Let us treat that $k$ people as one block. Then there are

$$ \begin{align} & (n-k+1) \underbrace{(n-k) (n-k-1) \ldots }_{(m-k) \mbox{ factors}} \\ &= (n-k+1) \big[ \ (n-k) (n-k-1) \ldots \big( (n-k) - (m-k-1) \big) \ \big] \\ &= (n-k+1)(n-k) \ldots (n-m+1) \\ &= ^{n-k+1}P_{n-m} . \end{align} $$

Finally, corresponding to each of the above arrangements with the $k$ people considered as one block, there are $k!$ ways of arranging the $k$ people within the block amongst themselves.

Hence there are a total of $$ k! \ ^{n-k+1}P_{n-m} $$ ways of seating $m$ people in $n$ seats with $k$ people seated next to each other.

Answer 1

Both of your solutions to the first problem are correct. However, your general formula is not. Notice that in the first problem, $n = 8$, $m = 5$, and $k = 2$, so your formula gives $$2!P(8 - 2 + 1, 8 - 5) = 2!P(7, 3) = 2! \cdot 7 \cdot 6 \cdot 5 = 2 \cdot 210 = 420$$ Let's see what went wrong.

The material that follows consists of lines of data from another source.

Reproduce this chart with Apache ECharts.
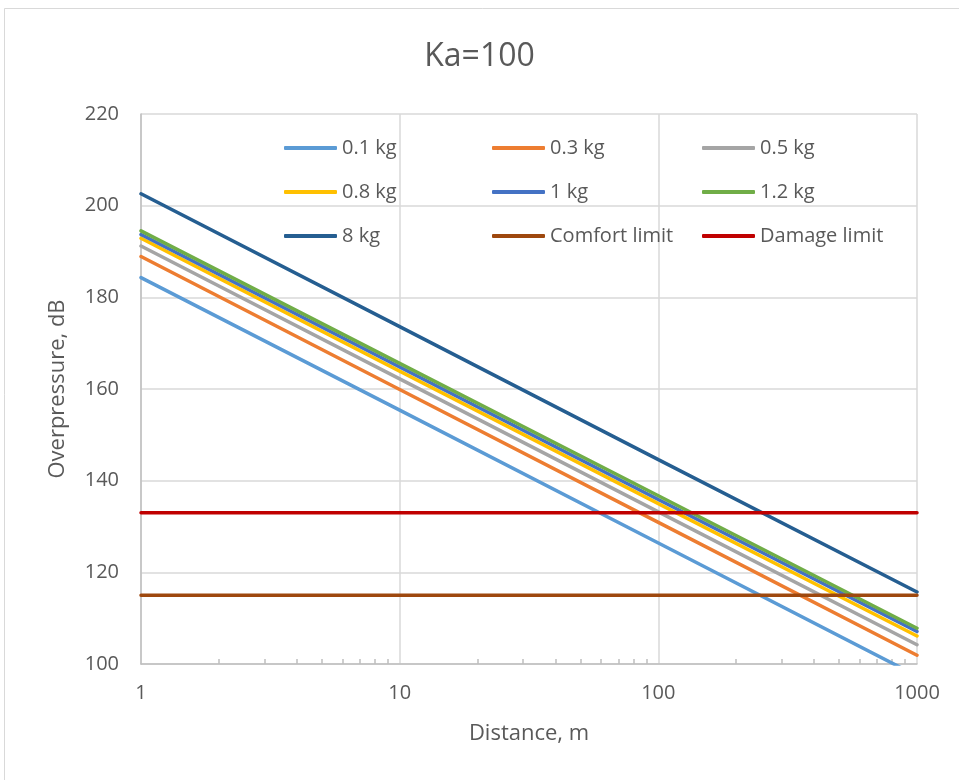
<!DOCTYPE html>
<html>
<head>
<meta charset="utf-8">
<script src="https://cdn.jsdelivr.net/npm/echarts@6/dist/echarts.min.js"></script>
<style>
html,body{margin:0;padding:0;background:#fff;}
#chart{width:959px;height:780px;}
</style>
</head>
<body>
<div id="chart"></div>
<script>
// Distances (m) at which values were read
const distances = [1, 10, 100, 1000];
// Overpressure (dB) per charge mass
const s01kg = [184.3, 155.4, 126.4, 97.4];
const s03kg = [188.9, 159.9, 130.9, 101.9];
const s05kg = [191.2, 162.2, 133.2, 104.2];
const s08kg = [192.9, 163.9, 135.0, 106.1];
const s1kg  = [193.7, 164.8, 135.9, 107.1];
const s12kg = [194.5, 165.6, 136.7, 107.8];
const s8kg  = [202.6, 173.6, 144.6, 115.7];
const comfortLimit = [115, 115, 115, 115];
const damageLimit  = [133, 133, 133, 133];
const seriesNames = ['0.1 kg','0.3 kg','0.5 kg','0.8 kg','1 kg','1.2 kg','8 kg','Comfort limit','Damage limit'];
const yTicks = [100, 120, 140, 160, 180, 200, 220];
const minorTickValues = [2,3,4,5,6,7,8,9,20,30,40,50,60,70,80,90,200,300,400,500,600,700,800,900];

const colors = ['#5B9BD5','#ED7D31','#A5A5A5','#FFC000','#4472C4','#70AD47','#255E91','#9E480E','#C00000'];
const allValues = [s01kg, s03kg, s05kg, s08kg, s1kg, s12kg, s8kg, comfortLimit, damageLimit];

const textColor = '#595959';
const font = '"Open Sans", sans-serif';

const series = seriesNames.map((name, i) => ({
  name: name,
  type: 'line',
  xAxisIndex: 0,
  yAxisIndex: 0,
  symbol: 'none',
  clip: true,
  silent: true,
  lineStyle: { color: colors[i], width: 3.5, cap: 'round' },
  itemStyle: { color: colors[i] },
  data: distances.map((d, j) => [d, allValues[i][j]])
}));

function legendCol(names, left) {
  return {
    data: names,
    orient: 'vertical',
    left: left,
    top: 138,
    padding: 0,
    itemGap: 24,
    itemWidth: 53,
    itemHeight: 4,
    icon: 'roundRect',
    selectedMode: false,
    textStyle: { color: textColor, fontSize: 20, fontFamily: font }
  };
}

const option = {
  backgroundColor: '#ffffff',
  animation: false,
  color: colors,
  title: {
    text: 'Ka=100',
    left: 'center',
    top: 36,
    textStyle: { color: textColor, fontSize: 32, fontWeight: 'normal', fontFamily: font }
  },
  graphic: [{
    type: 'rect',
    shape: { x: 4.5, y: 8.5, width: 1000, height: 1000 },
    style: { fill: 'none', stroke: '#d9d9d9', lineWidth: 1 },
    silent: true
  }],
  legend: [
    legendCol(['0.1 kg','0.8 kg','8 kg'], 284),
    legendCol(['0.3 kg','1 kg','Comfort limit'], 492),
    legendCol(['0.5 kg','1.2 kg','Damage limit'], 702)
  ],
  grid: { left: 141, right: 42, top: 114, bottom: 116, containLabel: false },
  xAxis: [{
    type: 'log',
    logBase: 10,
    min: 1,
    max: 1000,
    name: 'Distance, m',
    nameLocation: 'middle',
    nameGap: 59,
    nameTextStyle: { color: textColor, fontSize: 22, fontFamily: font },
    axisLine: { show: true, lineStyle: { color: '#bfbfbf', width: 1.5 } },
    axisTick: { show: false },
    axisLabel: { color: textColor, fontSize: 20, fontFamily: font, margin: 19, formatter: v => String(v) },
    splitLine: { show: true, lineStyle: { color: '#d9d9d9', width: 1.5 } },
    minorTick: { show: false },
    minorSplitLine: { show: false }
  }, {
    type: 'log',
    logBase: 10,
    min: 1,
    max: 1000,
    position: 'bottom',
    gridIndex: 0,
    axisLine: { show: false },
    axisLabel: { show: false },
    splitLine: { show: false },
    axisTick: { show: true, inside: true, length: 5, customValues: minorTickValues, lineStyle: { color: '#bfbfbf', width: 1.5 } }
  }],
  yAxis: [{
    type: 'value',
    min: 100,
    max: 220,
    interval: 20,
    name: 'Overpressure, dB',
    nameLocation: 'middle',
    nameGap: 72,
    nameTextStyle: { color: textColor, fontSize: 22, fontFamily: font },
    axisLine: { show: true, lineStyle: { color: '#bfbfbf', width: 1.5 } },
    axisTick: { show: false },
    axisLabel: {
      color: textColor, fontSize: 20, fontFamily: font, margin: 22,
      customValues: yTicks
    },
    splitLine: { show: true, lineStyle: { color: '#d9d9d9', width: 1.5 } }
  }],
  series: series
};

const chart = echarts.init(document.getElementById('chart'), null, { renderer: 'canvas' });
chart.setOption(option);
</script>
</body>
</html>
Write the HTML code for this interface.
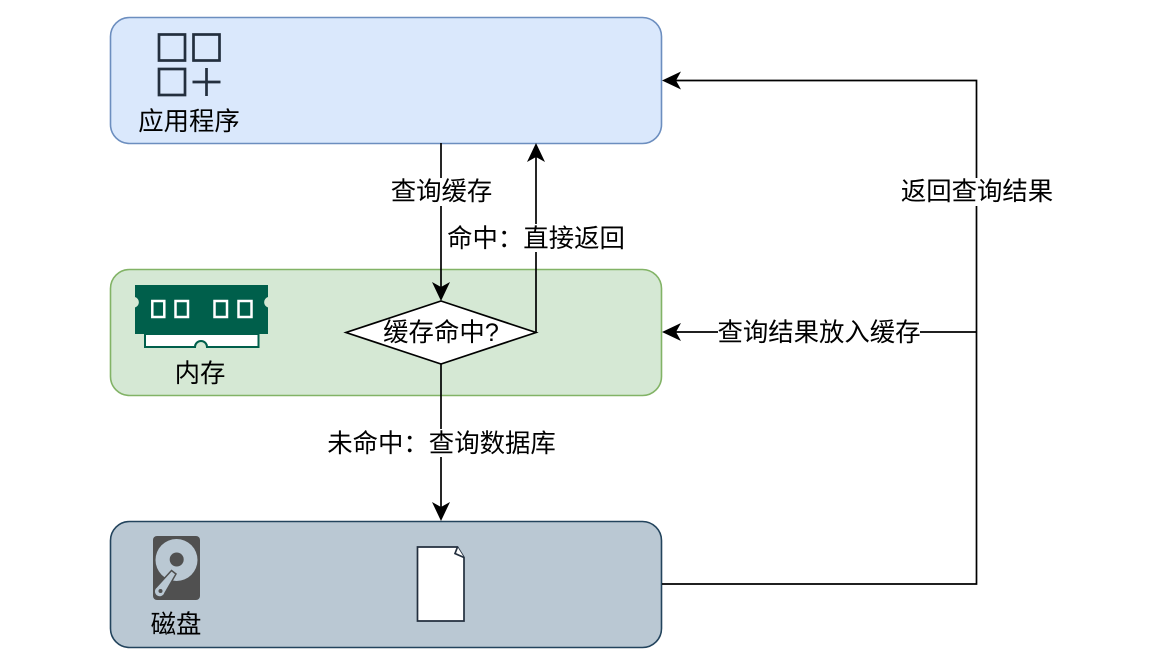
<!DOCTYPE html>
<html><head><meta charset="utf-8"><style>
html,body{margin:0;padding:0;background:#fff;width:1153px;height:667px;overflow:hidden}
svg{display:block}
text{font-family:"Liberation Sans","Noto Sans CJK SC",sans-serif;font-size:25.4px;fill:#000;text-anchor:middle}
</style></head><body>
<svg width="1153" height="667" viewBox="0 0 1153 667" xmlns="http://www.w3.org/2000/svg">
<rect width="1153" height="667" fill="#fff"/>
<rect x="110.500" y="17.500" width="551" height="126" rx="19" fill="#dae8fc" stroke="#6c8ebf" stroke-width="1.600"/>
<rect x="110.500" y="269.500" width="551" height="126" rx="19" fill="#d5e8d4" stroke="#82b366" stroke-width="1.600"/>
<rect x="110.500" y="521.500" width="551" height="126" rx="19" fill="#bac8d3" stroke="#23445d" stroke-width="1.600"/>

<!-- app icon -->
<g fill="none" stroke="#232f3e" stroke-width="2.700">
<rect x="159" y="34.500" width="26" height="26"/>
<rect x="193.500" y="34.500" width="26" height="26"/>
<rect x="159" y="69" width="26" height="26"/>
<path d="M192.500 82H220.500M206.500 68V96"/>
</g>
<text x="189" y="130">应用程序</text>

<!-- RAM icon -->
<path d="M135 285H268V297A5.500 5.500 0 0 0 268 307.500V334H135V307.500A5.500 5.500 0 0 0 135 297Z" fill="#005f4b"/>
<path d="M145 334V347H195A6 6 0 0 1 207 347H258.500V334Z" fill="#fff" stroke="#005f4b" stroke-width="2"/>
<g fill="#005f4b" stroke="#fff" stroke-width="2.500">
<rect x="152.300" y="301" width="12" height="16"/>
<rect x="175.500" y="301" width="12.500" height="16"/>
<rect x="214.500" y="301" width="12.500" height="16"/>
<rect x="238.500" y="301" width="13" height="16"/>
</g>
<text x="200" y="382">内存</text>

<!-- disk icon -->
<rect x="153" y="536" width="47" height="64" rx="4" fill="#505050"/>
<circle cx="176.500" cy="560" r="21" fill="#bac8d3"/>
<circle cx="176.700" cy="559.500" r="7" fill="#505050"/>
<path d="M171.500 570.500L176 574L165 593A5.500 5.500 0 1 1 156.500 587Z" fill="#bac8d3" stroke="#505050" stroke-width="1.500"/>
<circle cx="160.500" cy="591" r="2" fill="#505050"/>
<text x="176" y="633">磁盘</text>

<!-- file icon -->
<path d="M417.500 547H457.500L464 557.500V621H417.500Z" fill="#fff" stroke="#232f3e" stroke-width="1.700"/>
<path d="M457.500 547L455 553.500L464 557.500" fill="#fff" stroke="#232f3e" stroke-width="1.700"/>

<!-- connectors -->
<g fill="none" stroke="#000" stroke-width="1.700">
<path d="M441 143V288"/>
<path d="M441 364V508"/>
<path d="M536 332.500V156"/>
<path d="M662 584H976.500V80.500H675"/>
<path d="M976.500 332H675"/>
</g>
<g fill="#000">
<path d="M441 301L432 282L441 287L450 282Z"/>
<path d="M441 521L432 502L441 507L450 502Z"/>
<path d="M536 143L527 162L536 157L545 162Z"/>
<path d="M662 80.500L681 71.500L676 80.500L681 89.500Z"/>
<path d="M662 332L681 323L676 332L681 341Z"/>
</g>

<!-- diamond -->
<path d="M441 301L536 332.500L441 364L346 332.500Z" fill="#fff" stroke="#000" stroke-width="1.700"/>
<text x="441" y="341">缓存命中?</text>

<!-- edge labels -->
<rect x="391" y="178" width="101" height="28" fill="#fff"/>
<text x="441.500" y="200">查询缓存</text>
<rect x="448" y="224" width="176" height="28" fill="#fff"/>
<text x="536" y="247">命中：直接返回</text>
<rect x="328" y="429" width="227" height="28" fill="#fff"/>
<text x="441.500" y="452">未命中：查询数据库</text>
<rect x="718" y="318" width="202" height="28" fill="#fff"/>
<text x="819" y="341">查询结果放入缓存</text>
<rect x="901" y="178" width="152" height="28" fill="#fff"/>
<text x="977" y="200">返回查询结果</text>
</svg>
</body></html>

We wish to seat $m$ people, $k$ of whom must sit consecutively, in $n$ seats. Since the block takes up $k$ of the $n$ places, it must begin in one of the first $n - (k - 1) = n - k + 1$ positions. Once the block has been placed, there are $n - k$ seats left for the remaining $m - k$ people. They can be arranged in those seats in $P(n - k, m - k)$ ways. The people within the block can be arranged in $k!$ ways, which gives us the formula $$(n - k + 1)P(n - k, m - k)k!$$ As a sanity check, let's try our formula when $n = 8$, $k = 2$, and $m = 5$. It gives $$(8 - 2 + 1)P(8 - 2, 5 - 2)2! = 7 \cdot P(6, 3) \cdot 2! = 7 \cdot 6 \cdot 5 \cdot 4 \cdot 2 = 1680$$ which agrees with the answer you obtained in your example.

Observe that \begin{align*} (n - k + 1)P(n - k, m - k) & = (n - k + 1) \cdot \frac{(n - k)!}{[(n - k) - (m - k)]!}\\ & = \frac{(n - k + 1)(n - k)!}{(n - m)!}\\ & = \frac{(n - k + 1)!}{(n - m)!}\\ & = \frac{(n - k + 1)!}{[(n - k + 1) - (m - k + 1)]!}\\ & = P(n - k + 1, m - k + 1) \end{align*} so we could write our formula in the form $$P(n - k + 1, m - k + 1)k!$$ As a sanity check, note that if $n = 8$, $k = 2$, and $m = 5$, then $$P(8 - 2 + 1, 5 - 2 + 1)2! = P(7, 4)2! = 7 \cdot 6 \cdot 5 \cdot 4 \cdot 2 = 1680$$

Answer 2

For part $a.)$, we can work on two cases: $AB$ ($A$ to the left of $B$) and $BA$. The possibilities for $AB$ are $S_{1}S_{2}, S_{2}S_{3}, …, S_{7}S_{8}$. The possibilities for $BA$ are also the same. So the answer is
$$ 7 \times \binom{6}{3} \times 3! + 7 \times \binom{6}{3} \times 3! = 1680 $$

The $\binom{6}{3}$ is the number of ways we can choose 3 seats, and $3!$ is number of possible orders of $C,D,E$ in the 3 seats.

For part $b.)$ count all possible seating without any rule, and then subtract with $1680$.